Task to complete ▸ A single run of lines is to be printed exactly: starting at the line with "Generate a component" and ending at the line with "const font = 'Liberation", both included. Leave the pictures out.

⟨

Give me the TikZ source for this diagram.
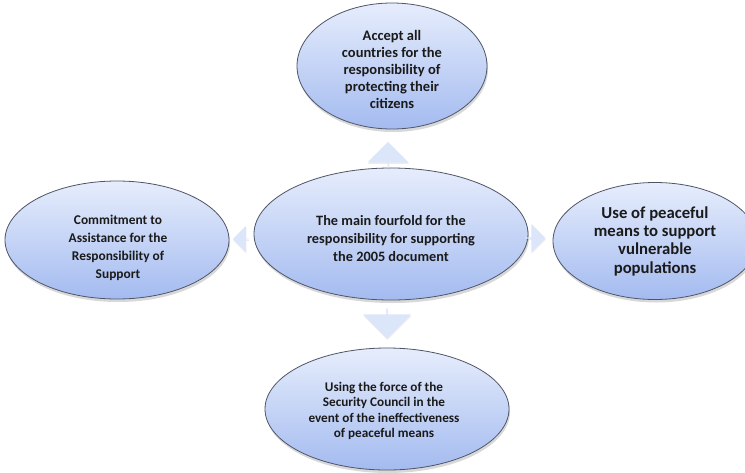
\documentclass[tikz,border=0pt]{standalone}
\usepackage{fontspec}
\setmainfont{Carlito}
\usetikzlibrary{shapes.geometric,shapes.arrows,shadows}
\definecolor{elltop}{HTML}{E6EDFC}
\definecolor{ellbot}{HTML}{A4BBF0}
\definecolor{ellline}{HTML}{4F5566}
\definecolor{arrfill}{HTML}{DCE6FB}
\definecolor{txt}{HTML}{1A1A1A}
\tikzset{
  bubble/.style={ellipse, draw=ellline, line width=0.8pt, top color=elltop, bottom color=ellbot,
    inner sep=0pt,
    drop shadow={shadow xshift=1pt, shadow yshift=-3pt, opacity=0.25, fill=black!60}},
  btext/.style={inner sep=0pt, align=center, text=txt},
  blockarrow/.style={single arrow, fill=arrfill, draw=none, inner sep=0pt,
    drop shadow={shadow xshift=0.5pt, shadow yshift=-1.5pt, opacity=0.15, fill=black!50}}
}
\begin{document}
\begin{tikzpicture}[x=1pt,y=-1pt]
\useasboundingbox[fill=white] (0,0) rectangle (745,472);
\node[bubble, minimum width=190pt, minimum height=126pt] (top) at (392,66) {};
\node[btext, font=\bfseries\fontsize{14.5}{16.8}\selectfont] (top-t) at (392,69.5)
  {Accept all\\countries for the\\responsibility of\\protecting their\\citizens};
\node[bubble, minimum width=274pt, minimum height=132pt] (center) at (391,234) {};
\node[btext, font=\bfseries\fontsize{14.3}{18}\selectfont] (center-t) at (391,239)
  {The main fourfold for the\\responsibility for supporting\\the 2005 document};
\node[bubble, minimum width=224pt, minimum height=118pt] (left) at (117,240) {};
\node[btext, font=\bfseries\fontsize{13.4}{18}\selectfont] (left-t) at (118,248)
  {Commitment to\\Assistance for the\\Responsibility of\\Support};
\node[bubble, minimum width=204pt, minimum height=117pt] (right) at (655,241) {};
\node[btext, font=\bfseries\fontsize{16.7}{18.3}\selectfont] (right-t) at (655,241)
  {Use of peaceful\\means to support\\vulnerable\\populations};
\node[bubble, minimum width=244pt, minimum height=122pt] (bottom) at (387,409) {};
\node[btext, font=\bfseries\fontsize{13.2}{15.3}\selectfont] (bottom-t) at (384,411)
  {Using the force of the\\Security Council in the\\event of the ineffectiveness\\of peaceful means};
\node[blockarrow, rotate=90, minimum height=26pt, minimum width=41pt, single arrow head extend=8pt] (aup) at (388,155) {};
\node[blockarrow, rotate=-90, minimum height=30pt, minimum width=48pt, single arrow head extend=9pt] (adown) at (387,323) {};
\node[blockarrow, rotate=180, minimum height=16pt, minimum width=26pt, single arrow head extend=6pt] (aleft) at (241,239) {};
\node[blockarrow, minimum height=20pt, minimum width=28pt, single arrow head extend=5pt] (aright) at (535,238) {};
\end{tikzpicture}
\end{document}
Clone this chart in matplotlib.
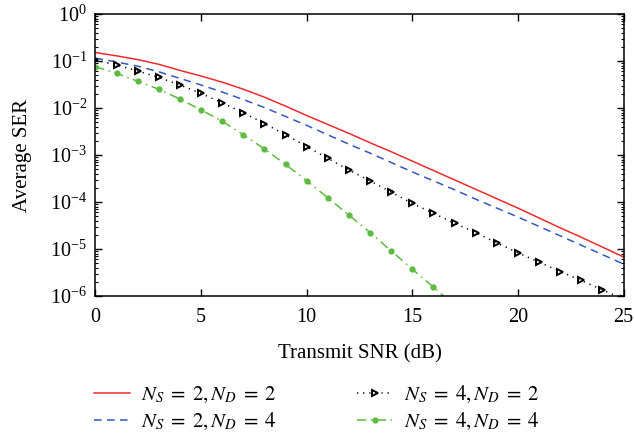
import numpy as np
import matplotlib
matplotlib.use("Agg")
import matplotlib.pyplot as plt

plt.rcParams['font.family'] = ['Liberation Serif', 'DejaVu Serif']
plt.rcParams['mathtext.fontset'] = 'stix'

snr = np.arange(0, 26)
# log10 of average SER
red_log = [-0.82, -0.89, -0.97, -1.07, -1.20, -1.32, -1.45, -1.60, -1.77, -1.96,
           -2.16, -2.35, -2.54, -2.74, -2.93, -3.13, -3.33, -3.53, -3.73, -3.93,
           -4.13, -4.34, -4.55, -4.75, -4.96, -5.17]
blue_log = [-0.94, -1.02, -1.11, -1.23, -1.37, -1.51, -1.66, -1.82, -1.99, -2.18,
            -2.37, -2.57, -2.77, -2.96, -3.16, -3.36, -3.55, -3.74, -3.94, -4.13,
            -4.32, -4.52, -4.72, -4.92, -5.12, -5.32]
black_log = [-0.98, -1.085, -1.21, -1.35, -1.51, -1.69, -1.89, -2.10, -2.33, -2.57,
             -2.82, -3.07, -3.32, -3.55, -3.79, -4.03, -4.24, -4.45, -4.65, -4.87,
             -5.08, -5.28, -5.48, -5.67, -5.87, -6.07]
snr_green = np.arange(0, 18)
green_log = [-1.12, -1.26, -1.43, -1.60, -1.81, -2.04, -2.28, -2.57, -2.87, -3.20,
             -3.55, -3.91, -4.28, -4.65, -5.04, -5.43, -5.81, -6.21]

labels = [r'$N_S\;=\;2, N_D\;=\;2$', r'$N_S\;=\;2, N_D\;=\;4$',
          r'$N_S\;=\;4, N_D\;=\;2$', r'$N_S\;=\;4, N_D\;=\;4$']
x_ticks = [0, 5, 10, 15, 20, 25]

fig = plt.figure(figsize=(6.34, 4.33), dpi=100)
ax = fig.add_axes([95.4/634, 1-296/433, (623.6-95.4)/634, (296-14)/433])

ax.semilogy(snr, 10**np.array(red_log), '-', color='#EE2C2C', lw=1.1, label=labels[0])
ax.semilogy(snr, 10**np.array(blue_log), '--', color='#3558C0', lw=1.1,
            dashes=(5, 3.5), label=labels[1])
ax.semilogy(snr, 10**np.array(black_log), ':', color='black', lw=1.1,
            dashes=(0.8, 3.2), marker='>', ms=4.8, mfc='none', mec='black', mew=1.4,
            label=labels[2])
ax.semilogy(snr_green, 10**np.array(green_log), '-.', color='#5DBB3F', lw=1.1,
            dashes=(6, 3, 1, 3), marker='o', ms=3.5, mfc='#5DBB3F', mec='#5DBB3F',
            label=labels[3])

ax.set_xlim(0, 25)
ax.set_ylim(1e-6, 1)
ax.set_xticks(x_ticks)
ax.tick_params(which='both', direction='in', top=True, right=True, labelsize=14.5)
ax.tick_params(which='major', length=5, width=1)
ax.tick_params(axis='x', which='major', pad=9)
ax.tick_params(axis='y', which='major', pad=6)
ax.tick_params(which='minor', length=2.5, width=0.8)
ax.yaxis.set_minor_locator(matplotlib.ticker.LogLocator(base=10, subs=np.arange(2, 10), numticks=20))
for s in ax.spines.values():
    s.set_linewidth(1.1)

ax.set_xlabel('Transmit SNR (dB)', fontsize=15, labelpad=12)
ax.set_ylabel('Average SER', fontsize=15, labelpad=13)

leg = fig.legend(loc='center', bbox_to_anchor=(0.5, 1 - 408/433), ncol=2,
                 frameon=False, fontsize=15, handlelength=1.7, columnspacing=3.85,
                 handletextpad=0.55, labelspacing=0.28, numpoints=1)

fig.savefig('out.png', dpi=100)
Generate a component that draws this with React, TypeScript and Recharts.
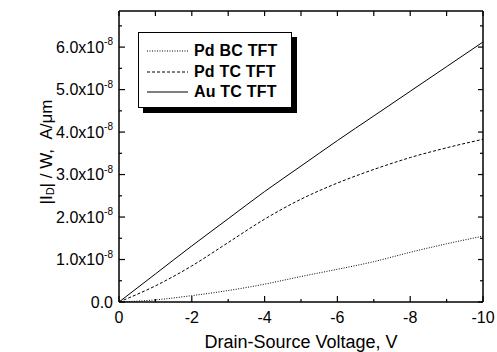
import { LineChart, Line, XAxis, YAxis, Label } from 'recharts';

// drain-source voltage, V
const voltage = [0, -1, -2, -3, -4, -5, -6, -7, -8, -9, -10];
// |I_D| / W in units of 1e-8 A/um
const pdBc = [0, 0.05, 0.15, 0.27, 0.42, 0.6, 0.77, 0.95, 1.17, 1.37, 1.55];
const pdTc = [0, 0.38, 0.85, 1.4, 1.95, 2.42, 2.8, 3.12, 3.4, 3.63, 3.83];
const auTc = [0, 0.66, 1.32, 1.96, 2.6, 3.2, 3.8, 4.38, 4.96, 5.54, 6.12];

const seriesNames = ['Pd BC TFT', 'Pd TC TFT', 'Au TC TFT'];
const seriesKeys = ['pdBc', 'pdTc', 'auTc'];
const seriesDash = ['1 1.5', '3 2', undefined];

const xTicks = [0, -1, -2, -3, -4, -5, -6, -7, -8, -9, -10];
const yTicks = [0, 0.5, 1, 1.5, 2, 2.5, 3, 3.5, 4, 4.5, 5, 5.5, 6, 6.5];

const data = voltage.map((v, i) => ({ v, pdBc: pdBc[i], pdTc: pdTc[i], auTc: auTc[i] }));

const font = 'Liberation Sans, Arial, sans-serif';

const BottomTick = ({ x, y, payload }: any) => {
  const v = payload.value;
  const major = v % 2 === 0;
  return (
    <g>
      <line x1={x} x2={x} y1={y} y2={y - (major ? 6 : 3)} stroke="#000" strokeWidth={1.2} />
      {major && (
        <text x={x} y={y + 15} textAnchor="middle" dominantBaseline="central" fontSize={16} fontFamily={font} fill="#000">
          {v}
        </text>
      )}
    </g>
  );
};

const TopTick = ({ x, y }: any) => (
  <line x1={x} x2={x} y1={y} y2={y + 5} stroke="#000" strokeWidth={1.2} />
);

const LeftTick = ({ x, y, payload }: any) => {
  const v = payload.value;
  const major = Number.isInteger(v);
  return (
    <g>
      <line x1={x} x2={x + (major ? 6 : 3)} y1={y} y2={y} stroke="#000" strokeWidth={1.2} />
      {major && (
        <text x={x - 6} y={y} textAnchor="end" dominantBaseline="central" fontSize={16} fontFamily={font} fill="#000">
          {v === 0 ? (
            '0.0'
          ) : (
            <>
              {v.toFixed(1)}x10
              <tspan fontSize={10} dy={-6}>-8</tspan>
            </>
          )}
        </text>
      )}
    </g>
  );
};

const RightTick = ({ x, y, payload }: any) => {
  const major = Number.isInteger(payload.value);
  return <line x1={x} x2={x - (major ? 5 : 3)} y1={y} y2={y} stroke="#000" strokeWidth={1.2} />;
};

export default function App() {
  return (
    <div style={{ position: 'absolute', left: 0, top: 0, width: 497, height: 352, background: '#fff' }}>
      <LineChart width={497} height={352} data={data} margin={{ top: 10, right: 13, bottom: 0, left: 0 }}>
        <XAxis
          xAxisId="bottom"
          dataKey="v"
          type="number"
          domain={[-10, 0]}
          allowDataOverflow
          reversed
          ticks={xTicks}
          interval={0}
          height={50}
          tickSize={0}
          tickMargin={0}
          tick={<BottomTick />}
          tickLine={false}
          axisLine={{ stroke: '#000', strokeWidth: 1.5 }}
        >
          <Label
            content={() => (
              <text x={301} y={348} textAnchor="middle" fontSize={18} fontFamily={font} fill="#000">
                Drain-Source Voltage, V
              </text>
            )}
          />
        </XAxis>
        <XAxis
          xAxisId="top"
          dataKey="v"
          orientation="top"
          type="number"
          domain={[-10, 0]}
          allowDataOverflow
          reversed
          ticks={xTicks}
          interval={0}
          height={1}
          tickSize={0}
          tickMargin={0}
          tick={<TopTick />}
          tickLine={false}
          axisLine={{ stroke: '#000', strokeWidth: 1.5 }}
        />
        <YAxis
          yAxisId="left"
          type="number"
          domain={[0, 6.85]}
          allowDataOverflow
          ticks={yTicks}
          interval={0}
          width={119}
          tickSize={0}
          tickMargin={0}
          tick={<LeftTick />}
          tickLine={false}
          axisLine={{ stroke: '#000', strokeWidth: 1.5 }}
        >
          <Label
            content={() => (
              <text
                transform="translate(46,152) rotate(-90)"
                textAnchor="middle"
                dominantBaseline="central"
                fontSize={17}
                fontFamily={font}
                fill="#000"
              >
                |I<tspan fontSize={11} dy={4}>D</tspan>
                <tspan dy={-4}>| / W,{'\u00a0\u00a0'}A/μm</tspan>
              </text>
            )}
          />
        </YAxis>
        <YAxis
          yAxisId="right"
          orientation="right"
          type="number"
          domain={[0, 6.85]}
          allowDataOverflow
          ticks={yTicks}
          interval={0}
          width={1}
          tickSize={0}
          tickMargin={0}
          tick={<RightTick />}
          tickLine={false}
          axisLine={{ stroke: '#000', strokeWidth: 1.5 }}
        />
        {seriesKeys.map((k, i) => (
          <Line
            key={k}
            xAxisId="bottom"
            yAxisId="left"
            type="monotone"
            dataKey={k}
            name={seriesNames[i]}
            stroke="#000"
            strokeWidth={1}
            strokeDasharray={seriesDash[i]}
            dot={false}
            isAnimationActive={false}
          />
        ))}
        {/* hidden copy bound to the top/right axes so they are drawn */}
        <Line
          xAxisId="top"
          yAxisId="right"
          dataKey="auTc"
          stroke="none"
          dot={false}
          activeDot={false}
          legendType="none"
          isAnimationActive={false}
        />
      </LineChart>
      <div
        style={{
          position: 'absolute',
          left: 138,
          top: 32,
          width: 152,
          height: 74,
          border: '1px solid #000',
          background: '#fff',
          boxShadow: '5px 5px 0 #000',
          fontFamily: font,
        }}
      >
        {seriesNames.map((name, i) => (
          <div key={name} style={{ position: 'absolute', left: 0, top: 8 + i * 20.5, height: 20, display: 'flex', alignItems: 'center' }}>
            <svg width={50} height={20} style={{ display: 'block' }}>
              <line x1={8} x2={49} y1={10} y2={10} stroke="#000" strokeWidth={1} strokeDasharray={seriesDash[i]} />
            </svg>
            <span style={{ marginLeft: 5, fontSize: 16, fontWeight: 'bold', letterSpacing: 0.2, color: '#000' }}>{name}</span>
          </div>
        ))}
      </div>
    </div>
  );
}
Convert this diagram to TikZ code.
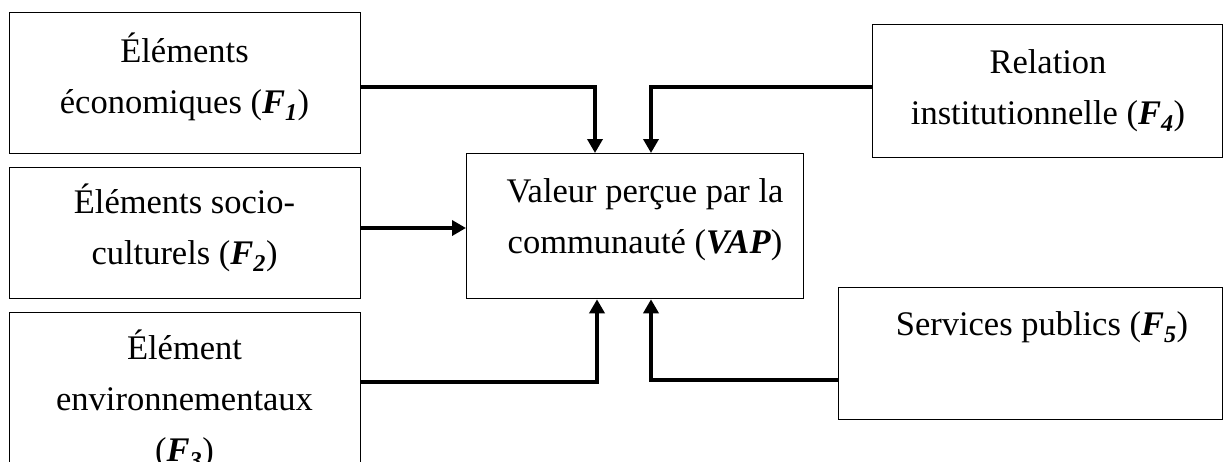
\documentclass[tikz,border=0pt]{standalone}
\usepackage{fontspec}
\setmainfont{Liberation Serif}
\usetikzlibrary{arrows.meta}
\newcommand{\Fi}[1]{{\bfseries\itshape F\textsubscript{#1}}}
\tikzset{
  box/.style={draw, line width=1.3pt, inner sep=0pt, anchor=north west},
  lbl/.style={anchor=base, inner sep=0pt, align=flush center, text width=#1,
    font=\fontsize{34.5}{51}\selectfont},
  conn/.style={line width=4pt, -{Triangle[width=15pt,length=14pt]}},
}
\begin{document}
\begin{tikzpicture}[x=1pt,y=-1pt]
\useasboundingbox (0,0) rectangle (1223,461);
% boxes
\node[box, minimum width=351pt, minimum height=141pt] (f1) at (9,12) {};
\node[box, minimum width=351pt, minimum height=131pt] (f2) at (9,167) {};
\node[box, minimum width=351pt, minimum height=170pt] (f3) at (9,312) {};
\node[box, minimum width=337pt, minimum height=145pt] (vap) at (466,153) {};
\node[box, minimum width=350pt, minimum height=133pt] (f4) at (872,24) {};
\node[box, minimum width=384pt, minimum height=132pt] (f5) at (838,287) {};
% labels
\node[lbl=340pt] (t1) at (184.5,62) {Éléments\\économiques (\Fi{1})};
\node[lbl=340pt] (t2) at (184.5,213) {Éléments socio-\\culturels (\Fi{2})};
\node[lbl=340pt] (t3) at (184.5,359) {Élément\\environnementaux\\(\Fi{3})};
\node[lbl=330pt] (tv) at (645,202) {Valeur perçue par la\\communauté (\textbf{\textit{VAP}})};
\node[lbl=340pt] (t4) at (1048,73) {Relation\\institutionnelle (\Fi{4})\hspace*{18pt}};
\node[lbl=370pt] (t5) at (1042,335) {Services publics (\Fi{5})};
% connector corners
\coordinate (c1) at (595,87);
\coordinate (c4) at (651,87);
\coordinate (c3) at (597,382);
\coordinate (c5) at (651,380);
\draw[conn] (f1.east |- c1) -- (c1) -- (c1 |- vap.north);
\draw[conn] (f4.west |- c4) -- (c4) -- (c4 |- vap.north);
\draw[conn] (f2.east |- 0,228) -- (vap.west |- 0,228);
\draw[conn] (f3.east |- c3) -- (c3) -- (c3 |- vap.south);
\draw[conn] (f5.west |- c5) -- (c5) -- (c5 |- vap.south);
\end{tikzpicture}
\end{document}
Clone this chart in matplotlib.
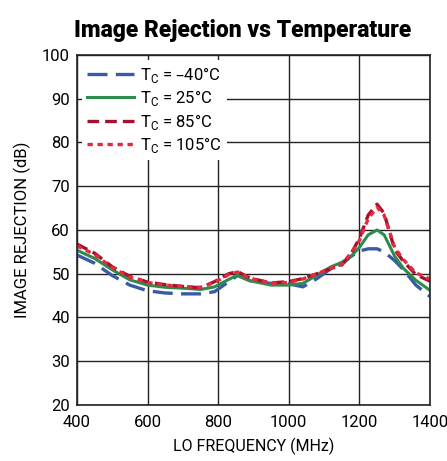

⟩

Written reply ▸
Generate a component that draws this with React, TypeScript and Recharts.
import { LineChart, Line, XAxis, YAxis, Label } from 'recharts';

// drain-source voltage, V
const voltage = [0, -1, -2, -3, -4, -5, -6, -7, -8, -9, -10];
// |I_D| / W in units of 1e-8 A/um
const pdBc = [0, 0.05, 0.15, 0.27, 0.42, 0.6, 0.77, 0.95, 1.17, 1.37, 1.55];
const pdTc = [0, 0.38, 0.85, 1.4, 1.95, 2.42, 2.8, 3.12, 3.4, 3.63, 3.83];
const auTc = [0, 0.66, 1.32, 1.96, 2.6, 3.2, 3.8, 4.38, 4.96, 5.54, 6.12];

const seriesNames = ['Pd BC TFT', 'Pd TC TFT', 'Au TC TFT'];
const seriesKeys = ['pdBc', 'pdTc', 'auTc'];
const seriesDash = ['1 1.5', '3 2', undefined];

const xTicks = [0, -1, -2, -3, -4, -5, -6, -7, -8, -9, -10];
const yTicks = [0, 0.5, 1, 1.5, 2, 2.5, 3, 3.5, 4, 4.5, 5, 5.5, 6, 6.5];

const data = voltage.map((v, i) => ({ v, pdBc: pdBc[i], pdTc: pdTc[i], auTc: auTc[i] }));

const font = 'Liberation Sans, Arial, sans-serif';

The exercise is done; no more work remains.